=== PROBLEM DETAILS ===
Return all lines from the listing below in which the string "that" occurs.

━━━━━ MATERIAL PROVIDED ━━━━━

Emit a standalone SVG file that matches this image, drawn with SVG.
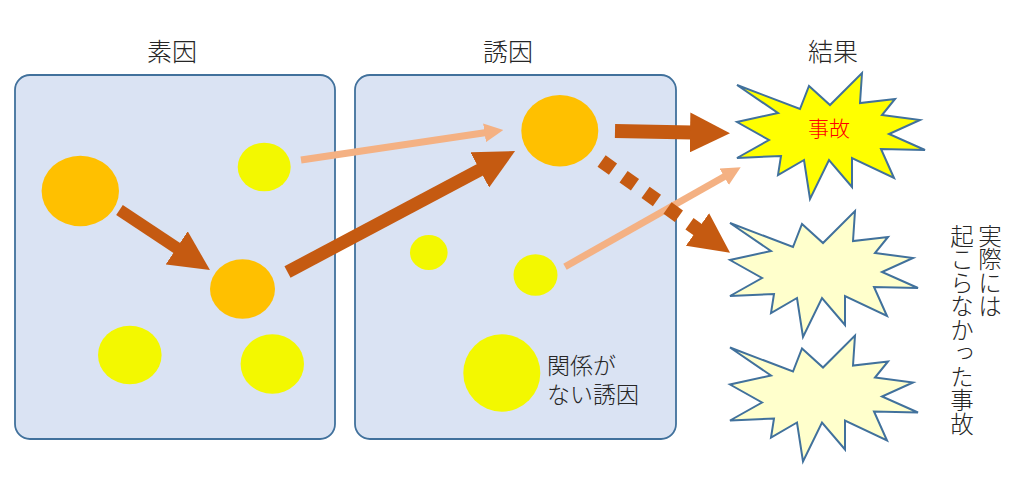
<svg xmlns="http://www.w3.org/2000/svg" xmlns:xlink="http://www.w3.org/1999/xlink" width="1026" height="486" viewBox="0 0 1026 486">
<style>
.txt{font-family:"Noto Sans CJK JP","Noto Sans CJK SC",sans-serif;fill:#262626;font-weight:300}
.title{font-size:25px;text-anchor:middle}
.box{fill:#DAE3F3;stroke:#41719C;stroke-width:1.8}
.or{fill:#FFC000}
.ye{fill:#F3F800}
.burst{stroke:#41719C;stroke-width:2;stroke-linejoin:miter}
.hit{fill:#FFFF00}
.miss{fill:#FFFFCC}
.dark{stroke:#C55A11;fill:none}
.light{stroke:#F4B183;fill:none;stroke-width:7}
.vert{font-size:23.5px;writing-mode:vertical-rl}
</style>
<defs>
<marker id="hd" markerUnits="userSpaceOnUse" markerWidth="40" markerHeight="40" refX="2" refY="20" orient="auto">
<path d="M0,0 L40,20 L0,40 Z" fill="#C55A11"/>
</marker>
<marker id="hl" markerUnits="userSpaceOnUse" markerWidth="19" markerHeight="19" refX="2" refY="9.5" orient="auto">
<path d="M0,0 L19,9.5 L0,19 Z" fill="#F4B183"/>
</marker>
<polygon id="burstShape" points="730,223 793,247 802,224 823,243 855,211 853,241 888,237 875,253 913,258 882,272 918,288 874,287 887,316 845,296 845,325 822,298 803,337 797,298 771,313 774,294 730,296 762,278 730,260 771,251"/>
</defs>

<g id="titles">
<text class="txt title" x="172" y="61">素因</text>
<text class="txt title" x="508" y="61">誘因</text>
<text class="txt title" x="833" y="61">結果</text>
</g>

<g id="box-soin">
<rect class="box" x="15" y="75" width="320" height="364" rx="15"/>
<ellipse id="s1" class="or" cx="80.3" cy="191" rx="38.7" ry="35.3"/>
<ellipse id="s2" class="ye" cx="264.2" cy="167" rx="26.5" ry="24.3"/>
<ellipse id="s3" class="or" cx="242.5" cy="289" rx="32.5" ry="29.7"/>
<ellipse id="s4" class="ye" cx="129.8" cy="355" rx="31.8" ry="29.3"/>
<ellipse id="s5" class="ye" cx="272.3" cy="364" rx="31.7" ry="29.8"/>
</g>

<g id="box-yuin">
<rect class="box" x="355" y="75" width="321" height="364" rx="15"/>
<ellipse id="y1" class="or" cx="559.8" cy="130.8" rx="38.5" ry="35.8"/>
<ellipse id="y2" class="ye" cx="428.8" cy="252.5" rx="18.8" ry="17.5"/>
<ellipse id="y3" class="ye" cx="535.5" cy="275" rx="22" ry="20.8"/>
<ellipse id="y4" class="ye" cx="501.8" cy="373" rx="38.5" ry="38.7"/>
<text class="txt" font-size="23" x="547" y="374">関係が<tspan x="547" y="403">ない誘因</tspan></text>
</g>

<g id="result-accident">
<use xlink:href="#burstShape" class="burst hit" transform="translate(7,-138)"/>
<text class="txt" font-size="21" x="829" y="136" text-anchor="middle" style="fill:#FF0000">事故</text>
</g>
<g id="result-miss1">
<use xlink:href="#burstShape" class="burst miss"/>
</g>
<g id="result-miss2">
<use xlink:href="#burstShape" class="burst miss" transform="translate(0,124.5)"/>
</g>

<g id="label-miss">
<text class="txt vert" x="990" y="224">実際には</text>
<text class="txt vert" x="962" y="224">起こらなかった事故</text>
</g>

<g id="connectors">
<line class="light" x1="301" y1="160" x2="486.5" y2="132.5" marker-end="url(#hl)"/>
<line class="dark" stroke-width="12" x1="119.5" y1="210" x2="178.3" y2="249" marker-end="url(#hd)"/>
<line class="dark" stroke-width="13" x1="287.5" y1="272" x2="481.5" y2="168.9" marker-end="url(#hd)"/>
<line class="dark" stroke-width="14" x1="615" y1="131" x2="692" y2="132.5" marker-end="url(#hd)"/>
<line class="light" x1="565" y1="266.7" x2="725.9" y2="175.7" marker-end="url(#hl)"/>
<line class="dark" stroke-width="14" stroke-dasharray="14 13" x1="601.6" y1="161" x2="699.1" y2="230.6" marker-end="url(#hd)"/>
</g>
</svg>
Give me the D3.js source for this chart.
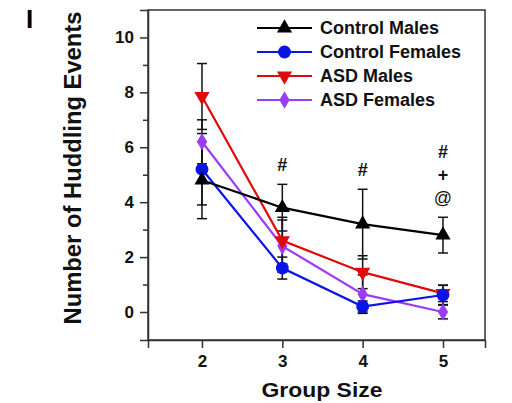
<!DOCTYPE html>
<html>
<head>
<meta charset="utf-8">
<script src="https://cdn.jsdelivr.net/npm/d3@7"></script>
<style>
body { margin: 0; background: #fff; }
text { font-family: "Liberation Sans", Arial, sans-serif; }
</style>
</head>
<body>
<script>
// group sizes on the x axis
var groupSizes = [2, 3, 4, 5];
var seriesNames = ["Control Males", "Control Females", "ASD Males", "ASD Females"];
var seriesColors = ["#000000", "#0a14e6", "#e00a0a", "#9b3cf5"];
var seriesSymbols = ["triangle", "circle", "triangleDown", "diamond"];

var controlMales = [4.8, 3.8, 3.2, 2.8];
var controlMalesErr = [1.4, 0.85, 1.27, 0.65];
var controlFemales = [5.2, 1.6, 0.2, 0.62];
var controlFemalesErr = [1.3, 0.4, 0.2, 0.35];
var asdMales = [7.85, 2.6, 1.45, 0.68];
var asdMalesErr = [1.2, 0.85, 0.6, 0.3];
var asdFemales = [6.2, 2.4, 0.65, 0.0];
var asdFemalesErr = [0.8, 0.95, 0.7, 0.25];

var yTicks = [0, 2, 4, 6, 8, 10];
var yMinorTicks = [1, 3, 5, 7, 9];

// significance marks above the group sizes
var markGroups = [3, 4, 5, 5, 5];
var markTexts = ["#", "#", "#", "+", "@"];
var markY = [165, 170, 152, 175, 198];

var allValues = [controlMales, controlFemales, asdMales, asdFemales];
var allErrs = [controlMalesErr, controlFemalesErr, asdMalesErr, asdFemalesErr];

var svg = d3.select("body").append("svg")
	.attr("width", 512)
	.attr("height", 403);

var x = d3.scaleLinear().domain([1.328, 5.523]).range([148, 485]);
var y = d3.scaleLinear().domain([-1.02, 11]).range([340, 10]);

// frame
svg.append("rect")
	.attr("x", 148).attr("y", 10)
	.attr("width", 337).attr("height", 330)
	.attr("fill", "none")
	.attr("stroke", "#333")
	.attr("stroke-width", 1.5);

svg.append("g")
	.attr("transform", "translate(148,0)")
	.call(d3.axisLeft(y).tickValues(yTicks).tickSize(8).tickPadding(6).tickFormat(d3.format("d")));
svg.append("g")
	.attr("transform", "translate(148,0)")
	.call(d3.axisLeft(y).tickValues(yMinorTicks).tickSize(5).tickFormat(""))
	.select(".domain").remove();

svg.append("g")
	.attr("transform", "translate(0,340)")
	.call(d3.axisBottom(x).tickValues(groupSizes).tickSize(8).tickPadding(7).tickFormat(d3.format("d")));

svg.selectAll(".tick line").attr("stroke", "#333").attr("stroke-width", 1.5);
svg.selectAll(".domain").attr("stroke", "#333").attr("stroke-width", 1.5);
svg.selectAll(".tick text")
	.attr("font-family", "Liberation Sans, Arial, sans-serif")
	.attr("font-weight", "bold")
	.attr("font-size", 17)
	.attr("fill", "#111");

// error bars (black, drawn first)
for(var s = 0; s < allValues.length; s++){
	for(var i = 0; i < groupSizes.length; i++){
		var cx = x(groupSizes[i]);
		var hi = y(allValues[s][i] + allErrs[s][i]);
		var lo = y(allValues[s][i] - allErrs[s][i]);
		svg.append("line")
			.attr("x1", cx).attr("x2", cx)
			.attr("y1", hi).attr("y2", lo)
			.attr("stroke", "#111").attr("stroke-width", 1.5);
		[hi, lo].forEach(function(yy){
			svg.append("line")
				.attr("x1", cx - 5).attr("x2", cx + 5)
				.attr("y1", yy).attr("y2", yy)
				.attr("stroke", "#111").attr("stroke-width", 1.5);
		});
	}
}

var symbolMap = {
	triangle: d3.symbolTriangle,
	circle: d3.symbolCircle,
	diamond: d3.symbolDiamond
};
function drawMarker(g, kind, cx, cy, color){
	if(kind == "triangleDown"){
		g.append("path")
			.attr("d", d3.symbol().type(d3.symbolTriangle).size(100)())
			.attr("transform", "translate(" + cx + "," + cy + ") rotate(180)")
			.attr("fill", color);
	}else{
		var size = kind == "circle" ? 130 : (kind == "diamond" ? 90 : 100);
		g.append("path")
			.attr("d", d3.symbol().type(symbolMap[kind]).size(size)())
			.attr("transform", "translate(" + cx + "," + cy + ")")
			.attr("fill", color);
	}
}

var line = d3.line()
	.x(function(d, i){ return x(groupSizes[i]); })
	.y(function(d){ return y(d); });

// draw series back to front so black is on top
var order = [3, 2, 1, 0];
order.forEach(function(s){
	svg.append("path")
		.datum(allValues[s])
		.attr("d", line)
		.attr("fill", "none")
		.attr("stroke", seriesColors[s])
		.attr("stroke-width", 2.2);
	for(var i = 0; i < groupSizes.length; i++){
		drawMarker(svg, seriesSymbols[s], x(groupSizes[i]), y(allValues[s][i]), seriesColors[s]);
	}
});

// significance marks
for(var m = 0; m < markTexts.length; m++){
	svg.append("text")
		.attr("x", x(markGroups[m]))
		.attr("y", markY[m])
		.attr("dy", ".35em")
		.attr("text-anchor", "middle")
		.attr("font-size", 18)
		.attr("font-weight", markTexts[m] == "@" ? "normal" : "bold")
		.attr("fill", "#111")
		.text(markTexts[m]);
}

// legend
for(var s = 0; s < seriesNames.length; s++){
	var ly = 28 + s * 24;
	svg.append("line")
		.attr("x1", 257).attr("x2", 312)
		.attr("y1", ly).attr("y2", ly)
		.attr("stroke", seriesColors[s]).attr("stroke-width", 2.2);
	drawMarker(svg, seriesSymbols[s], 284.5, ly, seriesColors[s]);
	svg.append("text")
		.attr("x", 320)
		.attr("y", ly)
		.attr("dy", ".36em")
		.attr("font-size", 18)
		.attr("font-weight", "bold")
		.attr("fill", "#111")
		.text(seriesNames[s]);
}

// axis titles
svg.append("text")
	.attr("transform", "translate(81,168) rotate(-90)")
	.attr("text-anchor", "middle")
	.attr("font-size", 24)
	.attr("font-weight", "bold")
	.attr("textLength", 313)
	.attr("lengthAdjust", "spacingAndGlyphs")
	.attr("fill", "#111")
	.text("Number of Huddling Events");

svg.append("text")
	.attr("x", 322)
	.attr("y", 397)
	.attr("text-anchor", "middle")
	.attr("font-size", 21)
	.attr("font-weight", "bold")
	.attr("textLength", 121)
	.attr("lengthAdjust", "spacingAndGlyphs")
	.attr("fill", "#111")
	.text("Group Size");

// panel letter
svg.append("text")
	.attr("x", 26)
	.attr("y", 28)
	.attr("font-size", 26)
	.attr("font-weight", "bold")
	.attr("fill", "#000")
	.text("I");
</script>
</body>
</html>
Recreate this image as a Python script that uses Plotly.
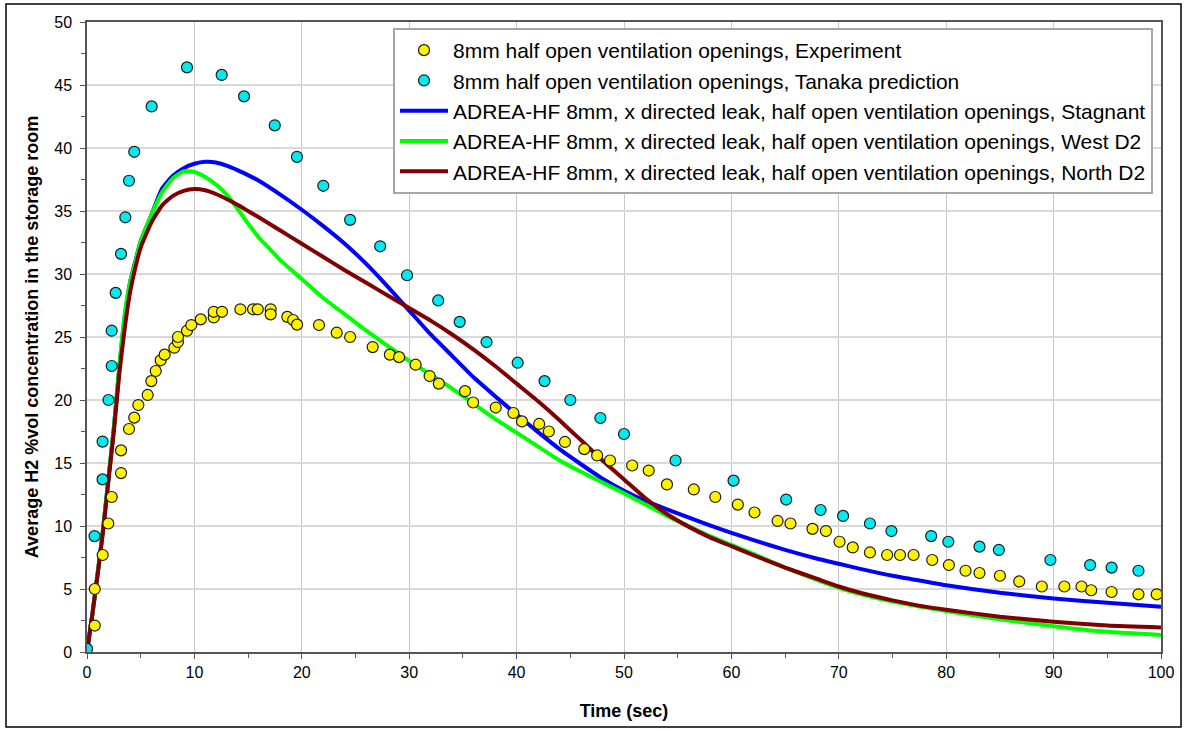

━━━━━

=== SOLUTION TO THIS TASK ===
Emit a standalone SVG file that matches this image, drawn with SVG.
Recreate this image as a Python script that uses Plotly.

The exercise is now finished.